For step 3, create this file structure locally, and point to it. Additionally you need to create an additional /lib/ folder and drop all the nightly jar files into it (previously I suggested you need to remove some of the libs, but I do not believe this to be the case anymore)

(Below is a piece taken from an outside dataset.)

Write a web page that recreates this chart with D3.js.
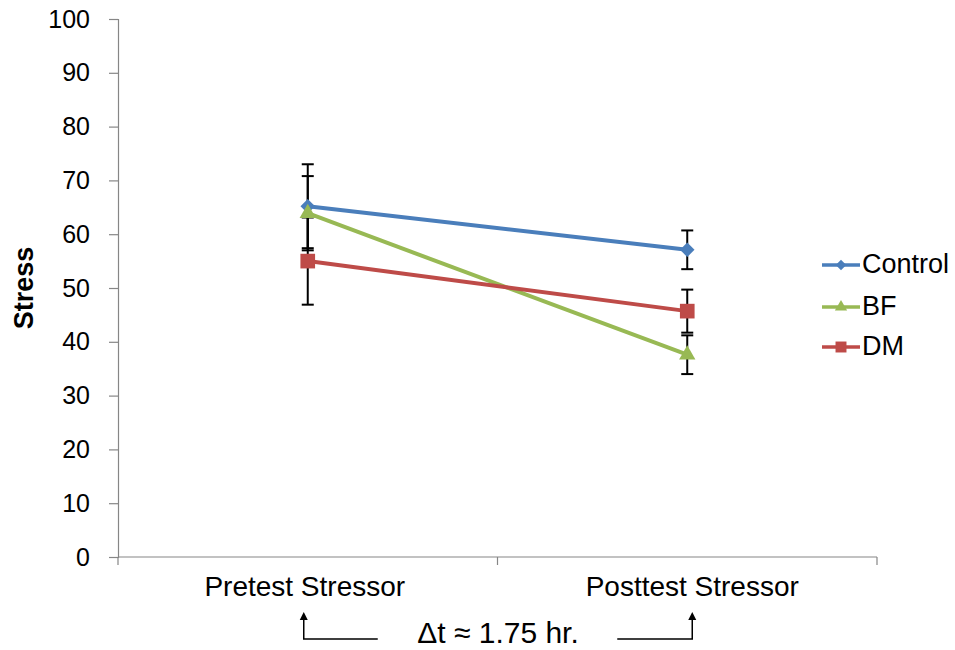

  • {somewhere_on_my_pc}/cached-jars/ == empty folder
  • {somewhere_on_my_pc}/lib/ == nightly libs
  • {somewhere_on_my_pc}/yarn-config/ == config from local cluster (/opt/aleph2-home/yarn-config/)
  • {somewhere_on_my_pc}/my_config_file.properties == see above

Once you've got your filesys all setup like this and the properties file created, you should be able to run the sync service as I mentioned above com.ikanow.aleph2.data_import_manager.modules.DataImportManagerModule {somewhere_on_my_pc}/my_config_file.properties

Additionally: if you are using eclipse to run the DIM, you need to add all the other aleph2_* projects to the classpath of your running application AND explicitly reference the storm dependencies jar in {somewhere_on_my_pc}/lib/aleph2_storm_dependencies-* to force it to pull in the required storm libs required for submitting jobs to storm (if you need to test this). See attached image for an example. example DIM classpath

Make sure the sync service isn't running on your nodes (as only 1 can be running currently).

Now when you create/modify any buckets on your cluster, you can debug the sync service locally.